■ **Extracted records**
* * *
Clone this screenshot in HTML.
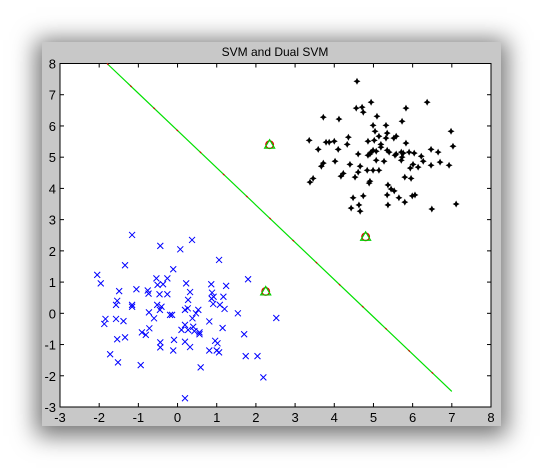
<!DOCTYPE html>
<html><head><meta charset="utf-8"><style>
body{margin:0;width:543px;height:468px;background:#fff;overflow:hidden;font-family:"Liberation Sans",sans-serif}
#fig{position:absolute;left:42px;top:42px;width:459px;height:384px;background:#c8c8c8;box-shadow:0 4px 22px 6px rgba(0,0,0,0.55)}
svg{position:absolute;left:0;top:0}
</style></head><body>
<div id="fig"></div>
<svg id="chart" width="543" height="468"></svg>
<script>
const xTicks=[-3,-2,-1,0,1,2,3,4,5,6,7,8];
const yTicks=[-3,-2,-1,0,1,2,3,4,5,6,7,8];
const class1X=[-1.16,-0.44,0.37,0.07,1.06,-1.34,-2.05,-1.96,-0.11,-0.54,-0.26,0.22,0.86,1.80,1.24,-1.05,-1.49,-0.76,-0.51,-0.37,-0.74,-0.46,-0.26,0.32,0.88,0.92,1.17,0.87,0.27,-1.54,-1.57,-1.16,-1.16,-0.52,-0.41,-0.45,0.91,1.08,1.20,0.53,0.19,0.26,-0.73,1.54,-1.84,-1.87,-1.57,-1.38,-0.60,-0.19,-0.14,0.38,0.47,2.52,0.19,-0.72,0.10,0.27,0.40,0.43,0.56,0.56,0.81,1.15,-0.91,-0.81,-1.54,-1.34,-0.09,0.19,0.96,1.02,1.70,-0.44,-0.44,-0.11,0.32,0.81,1.00,1.06,-1.72,1.74,2.04,-1.52,-0.94,0.59,2.19,0.19];
const class1Y=[2.51,2.16,2.35,2.05,1.71,1.54,1.23,0.96,1.41,1.12,1.12,0.96,0.93,1.09,0.88,0.77,0.71,0.73,0.91,0.93,0.63,0.61,0.61,0.68,0.66,0.53,0.53,0.47,0.43,0.40,0.27,0.27,0.21,0.27,0.21,0.11,0.30,0.27,0.14,0.11,0.11,0.16,0.03,0.0,-0.18,-0.34,-0.18,-0.25,-0.16,-0.05,-0.05,-0.16,0.0,-0.15,-0.37,-0.48,-0.53,-0.53,-0.43,-0.57,-0.61,-0.67,-0.26,-0.47,-0.61,-0.69,-0.83,-0.77,-0.85,-0.91,-0.88,-0.96,-0.67,-0.93,-1.09,-1.19,-1.08,-1.19,-1.19,-1.25,-1.31,-1.37,-1.37,-1.57,-1.66,-1.73,-2.05,-2.72];
const class2X=[4.58,6.37,4.94,4.56,4.71,4.74,5.83,3.72,4.12,5.09,5.73,4.99,5.32,5.04,5.35,6.98,3.36,4.36,3.79,3.87,4.00,5.14,5.32,5.52,5.58,4.86,5.02,5.83,7.03,4.33,5.19,5.19,3.59,4.10,4.99,5.07,4.94,4.86,4.91,5.35,5.40,5.71,5.76,5.91,6.04,6.47,6.65,4.61,5.58,5.55,6.22,5.73,5.71,5.07,5.27,4.02,6.27,6.70,3.72,3.67,4.40,4.66,6.01,5.94,6.14,6.47,6.93,4.84,4.99,5.14,4.61,4.23,4.17,4.53,5.80,5.96,3.46,3.38,4.91,4.89,5.37,5.45,5.53,5.35,4.48,4.74,5.65,5.99,6.06,5.80,4.63,5.37,7.11,4.43,6.49,4.66];
const class2Y=[7.43,6.76,6.76,6.57,6.60,6.44,6.57,6.28,6.22,6.31,6.15,6.02,6.02,5.83,5.77,5.83,5.54,5.64,5.48,5.48,5.51,5.67,5.61,5.61,5.67,5.51,5.54,5.45,5.35,5.41,5.41,5.32,5.25,5.25,5.22,5.19,5.16,5.06,5.10,5.22,5.16,5.16,5.13,5.16,5.13,5.25,5.16,5.10,5.10,5.06,5.03,5.00,4.90,4.90,4.87,4.87,4.87,4.84,4.81,4.71,4.77,4.71,4.77,4.65,4.68,4.74,4.74,4.58,4.58,4.58,4.52,4.48,4.39,4.36,4.36,4.32,4.32,4.20,4.23,4.17,4.11,3.98,3.92,3.79,3.70,3.76,3.70,3.76,3.79,3.56,3.47,3.47,3.50,3.37,3.34,3.27];
const svX=[2.35,4.8,2.25];
const svY=[5.4,2.45,0.7];
const boundaryX=[-1.8,7.0];
const boundaryY=[8.0,-2.5];

const L=60,R=491,T=63.5,B=407;
const sx=v=>L+(v+3)/11*(R-L);
const sy=v=>B-(v+3)/11*(B-T);
const svg=document.getElementById('chart');
const NS='http://www.w3.org/2000/svg';
function mk(tag,attrs,parent){const e=document.createElementNS(NS,tag);for(const k in attrs)e.setAttribute(k,attrs[k]);(parent||svg).appendChild(e);return e;}

const title=mk('text',{x:275,y:56,'text-anchor':'middle','font-size':12,fill:'#000'});
title.textContent='SVM and Dual SVM';



const plot=mk('rect',{x:L,y:T,width:R-L,height:B-T,fill:'#fff',stroke:'#000','stroke-width':1});



xTicks.forEach(t=>{const x=sx(t);
 mk('line',{x1:x,x2:x,y1:B,y2:B-4,stroke:'#000'});mk('line',{x1:x,x2:x,y1:T,y2:T+4,stroke:'#000'});
 const tx=mk('text',{x:x,y:B+15,'text-anchor':'middle','font-size':13,fill:'#000'});tx.textContent=t;
 
 
});
yTicks.forEach(t=>{const y=sy(t);
 mk('line',{x1:L,x2:L+4,y1:y,y2:y,stroke:'#000'});mk('line',{x1:R,x2:R-4,y1:y,y2:y,stroke:'#000'});
 const tx=mk('text',{x:L-4,y:y+5,'text-anchor':'end','font-size':13,fill:'#000'});tx.textContent=t;
 
 
});

const bl=mk('line',{x1:sx(boundaryX[0]),y1:sy(boundaryY[0]),x2:sx(boundaryX[1]),y2:sy(boundaryY[1]),stroke:'#00e000','stroke-width':1.2});


const bl2=mk('line',{x1:sx(boundaryX[0]),y1:sy(boundaryY[0]),x2:sx(boundaryX[1]),y2:sy(boundaryY[1]),stroke:'#e00000','stroke-width':1.2,'stroke-dasharray':'2 30'});



class1X.forEach((v,i)=>{const x=sx(v),y=sy(class1Y[i]);
 const p=mk('path',{d:`M${x-3},${y-3}L${x+3},${y+3}M${x-3},${y+3}L${x+3},${y-3}`,stroke:'#0000ff','stroke-width':1});
 
 
});
class2X.forEach((v,i)=>{const x=sx(v),y=sy(class2Y[i]);
 const p=mk('path',{d:`M${x},${y-3.5}L${x+1.2},${y-1.2}L${x+3.5},${y}L${x+1.2},${y+1.2}L${x},${y+3.5}L${x-1.2},${y+1.2}L${x-3.5},${y}L${x-1.2},${y-1.2}Z`,fill:'#000'});
 
 
});
svX.forEach((v,i)=>{const x=sx(v),y=sy(svY[i]);
 const c=mk('circle',{cx:x,cy:y,r:3.8,fill:'none',stroke:'#e00000','stroke-width':1.3});
 
 
 const t=mk('path',{d:`M${x},${y-5}L${x+5},${y+3.5}L${x-5},${y+3.5}Z`,fill:'none',stroke:'#00d000','stroke-width':1.2});
 
 
});
</script>
</body></html>
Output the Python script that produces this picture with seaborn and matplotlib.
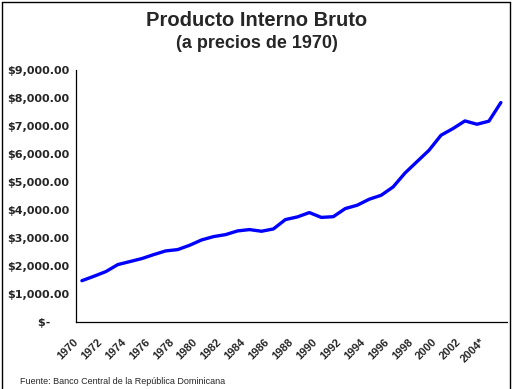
import matplotlib
matplotlib.use("Agg")
import matplotlib.pyplot as plt
import matplotlib.transforms as mtransforms
from matplotlib.lines import Line2D
import numpy as np
import pandas as pd
import seaborn as sns

# Data
years = list(range(1970, 2006))
gdp = [1485, 1643, 1810, 2060, 2167, 2274, 2417, 2548, 2595, 2750,
       2940, 3060, 3130, 3262, 3310, 3250, 3333, 3667, 3762, 3917,
       3745, 3770, 4060, 4180, 4393, 4536, 4833, 5333, 5738, 6143,
       6679, 6917, 7190, 7071, 7180, 7845]
xtick_labels = ["1970", "1972", "1974", "1976", "1978", "1980", "1982", "1984", "1986",
                "1988", "1990", "1992", "1994", "1996", "1998", "2000", "2002", "2004*"]
ytick_values = [0, 1000, 2000, 3000, 4000, 5000, 6000, 7000, 8000, 9000]
ytick_labels = ["$-\u2007\u2007 ", "$1,000.00", "$2,000.00", "$3,000.00", "$4,000.00",
                "$5,000.00", "$6,000.00", "$7,000.00", "$8,000.00", "$9,000.00"]

sns.set_style("white")
plt.rcParams["font.family"] = ["DejaVu Sans"]

df = pd.DataFrame({"pos": np.arange(len(years)), "year": years, "pib": gdp})

fig = plt.figure(figsize=(5.13, 3.89), dpi=100)
ax = fig.add_axes([0.148, 0.1715, 0.840, 0.648])
sns.lineplot(data=df, x="pos", y="pib", color="#0000ff", linewidth=2.4, ax=ax)

ax.set_xlim(-0.5, len(years) - 0.5)
ax.set_ylim(0, 9000)
ax.set_xlabel("")
ax.set_ylabel("")
for side in ["top", "right"]:
    ax.spines[side].set_visible(False)
for side in ["left", "bottom"]:
    ax.spines[side].set_color("black")
    ax.spines[side].set_linewidth(0.9)

ax.set_yticks(ytick_values)
ax.set_yticklabels(ytick_labels, fontsize=8, fontweight="bold")
ax.tick_params(axis="y", length=4, width=0.9, color="black", pad=0.8)

ax.set_xticks(np.arange(0, len(years), 2))
ax.set_xticklabels(xtick_labels, rotation=45, ha="right", va="center",
                   rotation_mode="anchor", fontsize=8, fontweight="bold",
                   family=["Liberation Sans"])
ax.set_xticks(np.arange(-0.5, len(years), 1), minor=True)
ax.tick_params(axis="x", which="major", length=0, pad=13)
ax.tick_params(axis="x", which="minor", length=4, width=0.9, color="black", direction="out")
shift = mtransforms.ScaledTranslation(-0.055, 0, fig.dpi_scale_trans)
for lab in ax.get_xticklabels():
    lab.set_transform(lab.get_transform() + shift)

fig.text(0.5, 1 - 21 / 389, "Producto Interno Bruto", ha="center", va="center",
         fontsize=14.5, fontweight="bold", family=["Liberation Sans"])
fig.text(0.5, 1 - 44 / 389, "(a precios de 1970)", ha="center", va="center",
         fontsize=13, fontweight="bold", family=["Liberation Sans"])
fig.text(20 / 513, 1 - 381 / 389, "Fuente: Banco Central de la República Dominicana",
         ha="left", va="center", fontsize=6.5, family=["Liberation Sans"])

# outer frame
fx0, fx1, fy1 = 1.5 / 513, 509.5 / 513, 1 - 1.5 / 389
fig.add_artist(Line2D([fx0, fx0], [0, fy1], transform=fig.transFigure, color="black", lw=1))
fig.add_artist(Line2D([fx1, fx1], [0, fy1], transform=fig.transFigure, color="black", lw=1))
fig.add_artist(Line2D([fx0, fx1], [fy1, fy1], transform=fig.transFigure, color="black", lw=1))

fig.savefig("out.png", dpi=100)
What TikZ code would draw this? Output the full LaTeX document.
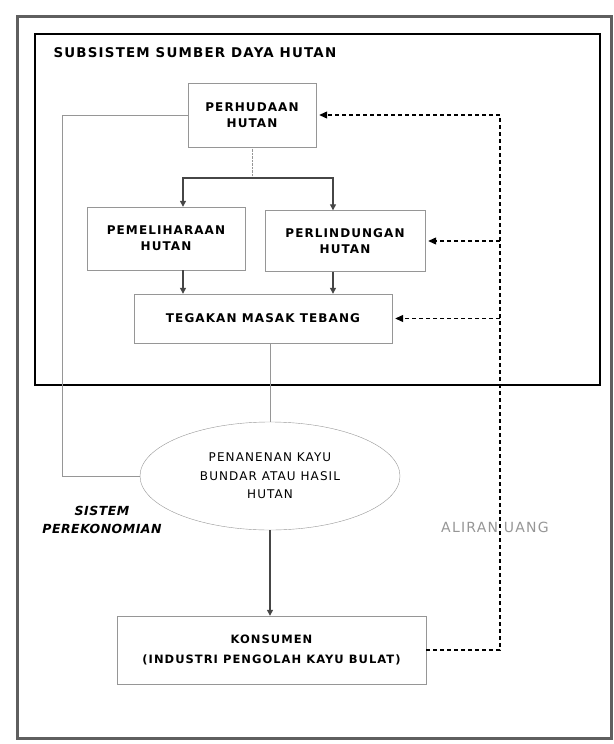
\documentclass[tikz,border=0pt]{standalone}
\usepackage{fontspec}
\setmainfont{DejaVu Sans}[LetterSpace=9]
\newfontfamily\econfont{DejaVu Sans}[LetterSpace=4]
\usepackage{xcolor}
\definecolor{framegray}{RGB}{95, 95, 95}
\definecolor{boxgray}{RGB}{150, 150, 150}
\definecolor{flowgray}{RGB}{70, 70, 70}
\definecolor{moneygray}{RGB}{150, 150, 150}
\usepackage{tikz}
\usetikzlibrary{arrows.meta, positioning, shapes.geometric}

\begin{document}
\begin{tikzpicture}[x=1pt, y=-1pt, >={Triangle[length=6pt, width=6pt]},
    stagebox/.style={draw=boxgray, thin, align=center, inner sep=0pt, font=\fontsize{12}{16}\selectfont\bfseries},
    flow/.style={->, flowgray, line width=1.2pt},
    link/.style={boxgray, thin},
    money/.style={black, line width=1.1pt, dash pattern=on 4pt off 3pt, >={Triangle[length=8pt, width=7pt]}}]
    \useasboundingbox (0,0) rectangle (613,744);
    \draw[line width=3pt, framegray] (17,16) rectangle (611,738);
    \draw[line width=2pt, black] (35,34) rectangle (600,385);
    \node[anchor=west, font=\fontsize{13.4}{16}\selectfont\bfseries] (title) at (50,53) {SUBSISTEM SUMBER DAYA HUTAN};
    \node[stagebox, minimum width=128pt, minimum height=64pt] (perhudaan) at (252,115) {PERHUDAAN\\HUTAN};
    \node[stagebox, minimum width=158pt, minimum height=63pt] (pemeliharaan) at (166,238.5) {PEMELIHARAAN\\HUTAN};
    \node[stagebox, minimum width=160pt, minimum height=61pt] (perlindungan) at (345,241) {PERLINDUNGAN\\HUTAN};
    \node[stagebox, minimum width=258pt, minimum height=49pt] (tegakan) at (263,318.5) {TEGAKAN MASAK TEBANG};
    \node[stagebox, ellipse, minimum width=260pt, minimum height=108pt, font=\fontsize{12}{18.5}\selectfont] (penanenan) at (270,476) {PENANENAN KAYU\\BUNDAR ATAU HASIL\\HUTAN};
    \node[stagebox, minimum width=309pt, minimum height=68pt, font=\fontsize{11.5}{20}\selectfont\bfseries] (konsumen) at (271.5,650) {KONSUMEN\\(INDUSTRI PENGOLAH KAYU BULAT)};
    \node[font=\econfont\fontsize{12.5}{18}\selectfont\bfseries\itshape, align=center] (sistem) at (102,520) {SISTEM\\PEREKONOMIAN};
    \node[text=moneygray, font=\fontsize{14}{16}\selectfont] (aliran) at (495,527) {ALIRAN UANG};
    \coordinate (split) at (252,178);
    \coordinate (rail) at (500,0);
    \draw[link, densely dotted] (perhudaan.south) -- (split);
    \draw[flow] (split) -| ([xshift=17pt]pemeliharaan.north);
    \draw[flow] (split) -| ([xshift=-12pt]perlindungan.north);
    \draw[flow] ([xshift=17pt]pemeliharaan.south) -- ([xshift=17pt]pemeliharaan.south |- tegakan.north);
    \draw[flow] ([xshift=-12pt]perlindungan.south) -- ([xshift=-12pt]perlindungan.south |- tegakan.north);
    \draw[link] (penanenan.north |- tegakan.south) -- (penanenan.north);
    \draw[flow] (penanenan.south) -- (penanenan.south |- konsumen.north);
    \draw[link] (perhudaan.west) -| (62,476) -- (penanenan.west);
    \draw[money, ->, shorten >=3pt] (konsumen.east) -| (rail |- perhudaan.east) -- (perhudaan.east);
    \draw[money, ->, shorten >=3pt] (rail |- perlindungan.east) -- (perlindungan.east);
    \draw[money, ->, shorten >=3pt] (rail |- tegakan.east) -- (tegakan.east);
\end{tikzpicture}
\end{document}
* * *
Reproduce exactly the section that begins with the line containing "Output the Python" and ends with the line containing "import seaborn as sns". Both boundary lines belong in the copy, but pictures do not.

■ **WRITTEN REPLY**
Output the Python script that produces this picture with seaborn and matplotlib.
import matplotlib
matplotlib.use("Agg")
import matplotlib.pyplot as plt
import matplotlib.transforms as mtransforms
from matplotlib.lines import Line2D
import numpy as np
import pandas as pd
import seaborn as sns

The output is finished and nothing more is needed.